"It didn't fit the mould," he said. "Commercial publishers have a particular way of looking at a product. It has to be 200 to 250 pages. Mine was 750, but they didn't offer any real interest in it, they just said it was unacceptable.
"I cut it in half and sent it in again, by this time it was maybe 500 pages. It was still too long.
"They wouldn't give me any editorial assistance, so I paid for my own editor and we cut the book down to 270 pages. It only contains a third of the original plot line.
"I was so pissed off after that, I thought, I've done the work and paid for the editing, so I thought I'll publish it myself."
His wife took the cover photo of a river at Huia, and Super Print in Takapuna agreed to print about 200 copies at a time to minimise the financial risk. The publisher was "Mangakino University Press", named after Mr Dawe's home town.
None of the big bookshops would take it because it was self-published, but smaller shops such as Unity Books and Time Out in Mt Eden accepted it.
"This way we moved 200, perhaps 300 copies," Mr Dawe said.
Then it won the NZ Post Children's Book Awards in June 2013 and Random House picked it up.
The controversy since it was banned on September 3 has now made the book famous internationally. Mr Dawe has been asked to write articles for The Guardian.
Two Hollywood film producers have approached him about potential film versions of Into The River and Thunder Road, an earlier novel published in 2004 about the same central character.
Although the book is banned in New Zealand, sales have taken off overseas. Mr Dawe said 1500 copies were sold last week on Kindle alone.
"I'm sure this American announcement will change the ball game yet again," he said. "I think the scale will be vast."
Family First director Bob McCoskrie, who started the controversy by sending the book to the Film and Literature Board of Review, said he did not regret it because the book should be restricted.
"Whatever Ted Dawe has gained out of it, well he can count his blessings, but as far as we are concerned there's a far bigger issue here of protecting young people," he said.

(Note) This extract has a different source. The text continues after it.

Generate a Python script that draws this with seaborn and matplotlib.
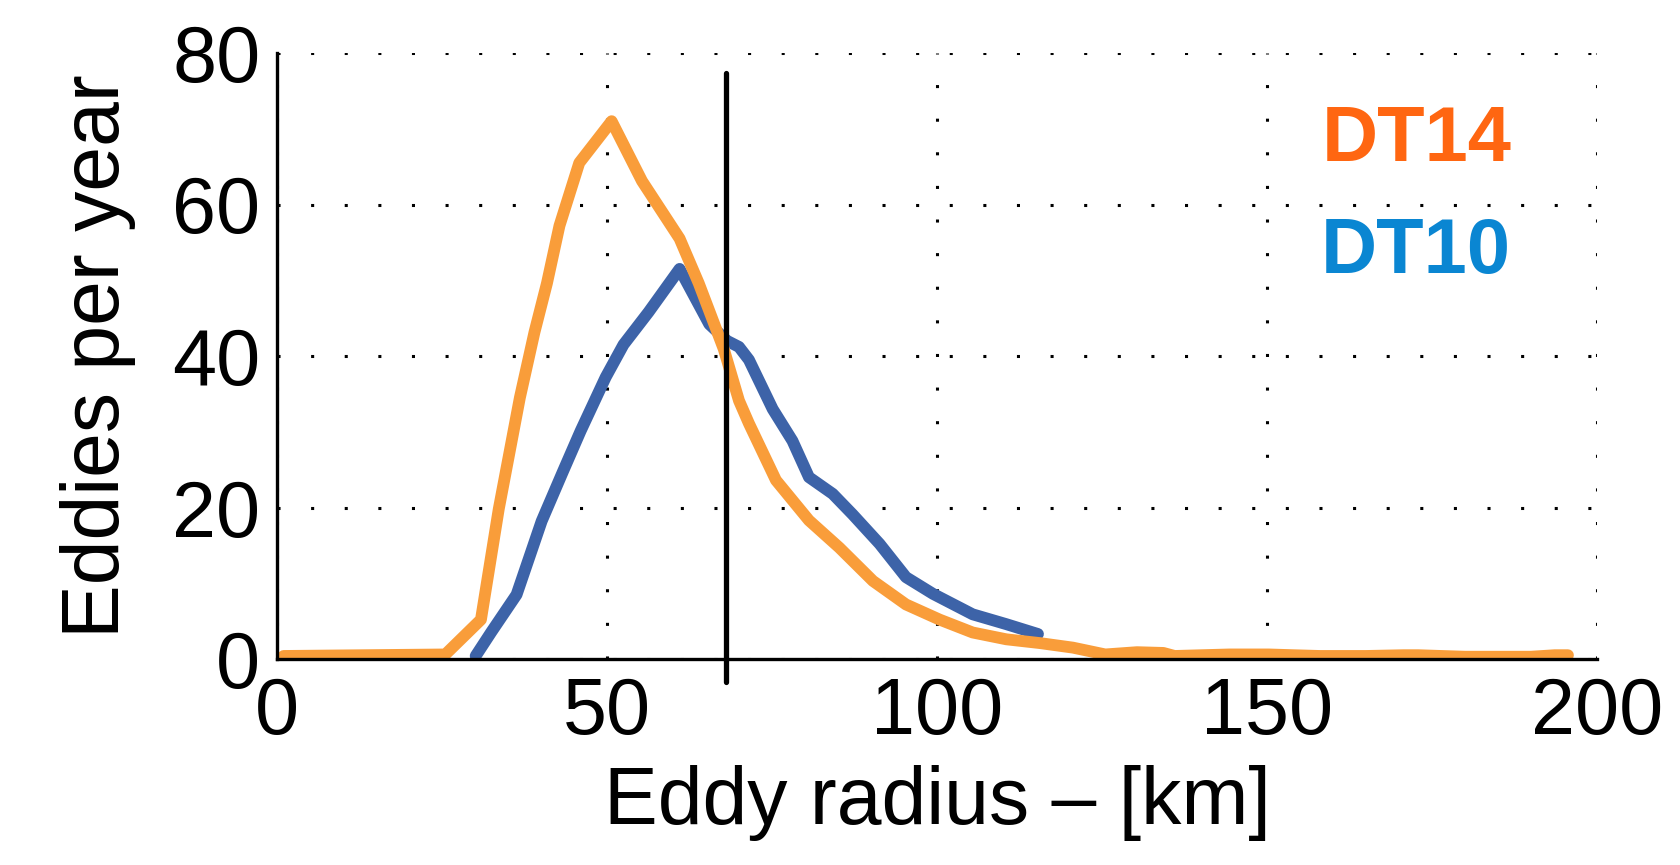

He has asked the review board to reimpose an R14 restriction which it imposed in December 2013. That ruling was overturned in August this year by the Deputy Chief Censor, who made the book totally unrestricted.
A spokesman for the board said it was likely to take several weeks to write up and publish its decision after it meets on Friday. The book is likely to remain banned until the decision is released.